▶ [Aim of the exercise]: Every line below is to be copied exactly, with the pictures left out.

----

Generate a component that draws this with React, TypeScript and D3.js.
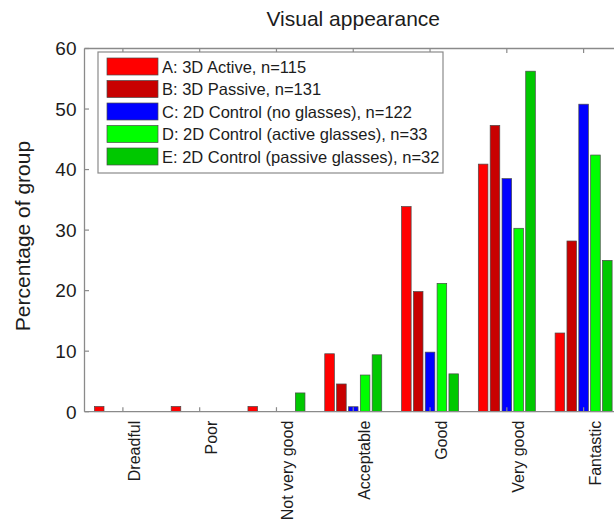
import React from "react";
import * as d3 from "d3";

const title = "Visual appearance";
const yLabel = "Percentage of group";
const categories = ["Dreadful", "Poor", "Not very good", "Acceptable", "Good", "Very good", "Fantastic"];
const seriesKeys = ["A", "B", "C", "D", "E"];
const seriesNames = [
  "A: 3D Active, n=115",
  "B: 3D Passive, n=131",
  "C: 2D Control (no glasses), n=122",
  "D: 2D Control (active glasses), n=33",
  "E: 2D Control (passive glasses), n=32",
];
const seriesColors = ["#ff0000", "#c80000", "#0000ff", "#00ff00", "#00c800"];
const valuesA = [0.87, 0.87, 0.87, 9.57, 33.9, 40.9, 13.0];
const valuesB = [0, 0, 0, 4.58, 19.85, 47.3, 28.2];
const valuesC = [0, 0, 0, 0.82, 9.84, 38.5, 50.8];
const valuesD = [0, 0, 0, 6.06, 21.2, 30.3, 42.4];
const valuesE = [0, 0, 3.1, 9.4, 6.25, 56.25, 25.0];
const seriesValues = [valuesA, valuesB, valuesC, valuesD, valuesE];
const yTicks = [0, 10, 20, 30, 40, 50, 60];

const W = 614;
const H = 521;
const left = 84.5;
const right = 622;
const top = 48.5;
const bottom = 411.7;
const FONT = "'Liberation Sans', Arial, Helvetica, sans-serif";
const AXIS = "#8a8a8a";
const TEXT = "#1c1c1c";

export default function App() {
  const x = d3.scaleBand<string>().domain(categories).range([left, right]).padding(0);
  const groupW = 57;
  const xs = d3.scaleBand<string>().domain(seriesKeys).range([0, groupW]).paddingInner(0.19).paddingOuter(0);
  const y = d3.scaleLinear().domain([0, 60]).range([bottom, top]);

  const legX = 98, legY = 52, legW = 345, legH = 121;
  const rowStep = 22.5;

  return (
    <svg width={W} height={H} style={{ position: "absolute", left: 0, top: 0, display: "block", background: "#fff" }} fontFamily={FONT}>
      <text x={(left + right) / 2} y={26} textAnchor="middle" fontSize={21} fill={TEXT}>{title}</text>
      {/* bars */}
      {seriesValues.map((vals, si) =>
        vals.map((v, ci) => {
          if (v <= 0) return null;
          const cx = (x(categories[ci]) as number) + x.bandwidth() / 2;
          const bx = cx - groupW / 2 + (xs(seriesKeys[si]) as number);
          return (
            <rect key={`${si}-${ci}`} x={bx} y={y(v)} width={xs.bandwidth()} height={y(0) - y(v)}
              fill={seriesColors[si]} stroke="#4a4a4a" strokeWidth={0.7} />
          );
        })
      )}
      {/* axes box */}
      <line x1={left} x2={left} y1={top} y2={bottom} stroke={AXIS} strokeWidth={1.3} />
      <line x1={left} x2={right} y1={top} y2={top} stroke={AXIS} strokeWidth={1.3} />
      <line x1={left} x2={right} y1={bottom} y2={bottom} stroke={AXIS} strokeWidth={1.3} />
      <line x1={right} x2={right} y1={top} y2={bottom} stroke={AXIS} strokeWidth={1.3} />
      {/* y ticks */}
      {yTicks.map((t) => (
        <g key={t}>
          <line x1={left} x2={left + 4.5} y1={y(t)} y2={y(t)} stroke={AXIS} strokeWidth={1.2} />
          <text x={left - 8} y={y(t)} dy="0.36em" textAnchor="end" fontSize={19} fill={TEXT}>{t}</text>
        </g>
      ))}
      {/* x ticks and labels */}
      {categories.map((c) => {
        const cx = (x(c) as number) + x.bandwidth() / 2;
        return (
          <g key={c}>
            <line x1={cx} x2={cx} y1={bottom} y2={bottom - 4.5} stroke={AXIS} strokeWidth={1.2} />
            <line x1={cx} x2={cx} y1={top} y2={top + 4.5} stroke={AXIS} strokeWidth={1.2} />
            <text transform={`translate(${cx + 17},${bottom + 9}) rotate(-90)`} textAnchor="end" fontSize={16} fill={TEXT}>{c}</text>
          </g>
        );
      })}
      <text transform={`translate(30,236) rotate(-90)`} textAnchor="middle" fontSize={21} fill={TEXT}>{yLabel}</text>
      {/* legend */}
      <rect x={legX} y={legY} width={legW} height={legH} fill="#fff" stroke={AXIS} strokeWidth={1.2} />
      {seriesNames.map((n, i) => (
        <g key={n}>
          <rect x={107} y={58 + i * rowStep} width={51} height={17} fill={seriesColors[i]} stroke="#4a4a4a" strokeWidth={0.7} />
          <text x={162} y={72.5 + i * rowStep} fontSize={16.5} fill={TEXT}>{n}</text>
        </g>
      ))}
    </svg>
  );
}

----

▶ [The completed task]:
Generate a component that draws this with React, TypeScript and D3.js.
import React from "react";
import * as d3 from "d3";

const title = "Visual appearance";
const yLabel = "Percentage of group";
const categories = ["Dreadful", "Poor", "Not very good", "Acceptable", "Good", "Very good", "Fantastic"];
const seriesKeys = ["A", "B", "C", "D", "E"];
const seriesNames = [
  "A: 3D Active, n=115",
  "B: 3D Passive, n=131",
  "C: 2D Control (no glasses), n=122",
  "D: 2D Control (active glasses), n=33",
  "E: 2D Control (passive glasses), n=32",
];
const seriesColors = ["#ff0000", "#c80000", "#0000ff", "#00ff00", "#00c800"];
const valuesA = [0.87, 0.87, 0.87, 9.57, 33.9, 40.9, 13.0];
const valuesB = [0, 0, 0, 4.58, 19.85, 47.3, 28.2];
const valuesC = [0, 0, 0, 0.82, 9.84, 38.5, 50.8];
const valuesD = [0, 0, 0, 6.06, 21.2, 30.3, 42.4];
const valuesE = [0, 0, 3.1, 9.4, 6.25, 56.25, 25.0];
const seriesValues = [valuesA, valuesB, valuesC, valuesD, valuesE];
const yTicks = [0, 10, 20, 30, 40, 50, 60];

const W = 614;
const H = 521;
const left = 84.5;
const right = 622;
const top = 48.5;
const bottom = 411.7;
const FONT = "'Liberation Sans', Arial, Helvetica, sans-serif";
const AXIS = "#8a8a8a";
const TEXT = "#1c1c1c";

export default function App() {
  const x = d3.scaleBand<string>().domain(categories).range([left, right]).padding(0);
  const groupW = 57;
  const xs = d3.scaleBand<string>().domain(seriesKeys).range([0, groupW]).paddingInner(0.19).paddingOuter(0);
  const y = d3.scaleLinear().domain([0, 60]).range([bottom, top]);

  const legX = 98, legY = 52, legW = 345, legH = 121;
  const rowStep = 22.5;

  return (
    <svg width={W} height={H} style={{ position: "absolute", left: 0, top: 0, display: "block", background: "#fff" }} fontFamily={FONT}>
      <text x={(left + right) / 2} y={26} textAnchor="middle" fontSize={21} fill={TEXT}>{title}</text>
      {/* bars */}
      {seriesValues.map((vals, si) =>
        vals.map((v, ci) => {
          if (v <= 0) return null;
          const cx = (x(categories[ci]) as number) + x.bandwidth() / 2;
          const bx = cx - groupW / 2 + (xs(seriesKeys[si]) as number);
          return (
            <rect key={`${si}-${ci}`} x={bx} y={y(v)} width={xs.bandwidth()} height={y(0) - y(v)}
              fill={seriesColors[si]} stroke="#4a4a4a" strokeWidth={0.7} />
          );
        })
      )}
      {/* axes box */}
      <line x1={left} x2={left} y1={top} y2={bottom} stroke={AXIS} strokeWidth={1.3} />
      <line x1={left} x2={right} y1={top} y2={top} stroke={AXIS} strokeWidth={1.3} />
      <line x1={left} x2={right} y1={bottom} y2={bottom} stroke={AXIS} strokeWidth={1.3} />
      <line x1={right} x2={right} y1={top} y2={bottom} stroke={AXIS} strokeWidth={1.3} />
      {/* y ticks */}
      {yTicks.map((t) => (
        <g key={t}>
          <line x1={left} x2={left + 4.5} y1={y(t)} y2={y(t)} stroke={AXIS} strokeWidth={1.2} />
          <text x={left - 8} y={y(t)} dy="0.36em" textAnchor="end" fontSize={19} fill={TEXT}>{t}</text>
        </g>
      ))}
      {/* x ticks and labels */}
      {categories.map((c) => {
        const cx = (x(c) as number) + x.bandwidth() / 2;
        return (
          <g key={c}>
            <line x1={cx} x2={cx} y1={bottom} y2={bottom - 4.5} stroke={AXIS} strokeWidth={1.2} />
            <line x1={cx} x2={cx} y1={top} y2={top + 4.5} stroke={AXIS} strokeWidth={1.2} />
            <text transform={`translate(${cx + 17},${bottom + 9}) rotate(-90)`} textAnchor="end" fontSize={16} fill={TEXT}>{c}</text>
          </g>
        );
      })}
      <text transform={`translate(30,236) rotate(-90)`} textAnchor="middle" fontSize={21} fill={TEXT}>{yLabel}</text>
      {/* legend */}
      <rect x={legX} y={legY} width={legW} height={legH} fill="#fff" stroke={AXIS} strokeWidth={1.2} />
      {seriesNames.map((n, i) => (
        <g key={n}>
          <rect x={107} y={58 + i * rowStep} width={51} height={17} fill={seriesColors[i]} stroke="#4a4a4a" strokeWidth={0.7} />
          <text x={162} y={72.5 + i * rowStep} fontSize={16.5} fill={TEXT}>{n}</text>
        </g>
      ))}
    </svg>
  );
}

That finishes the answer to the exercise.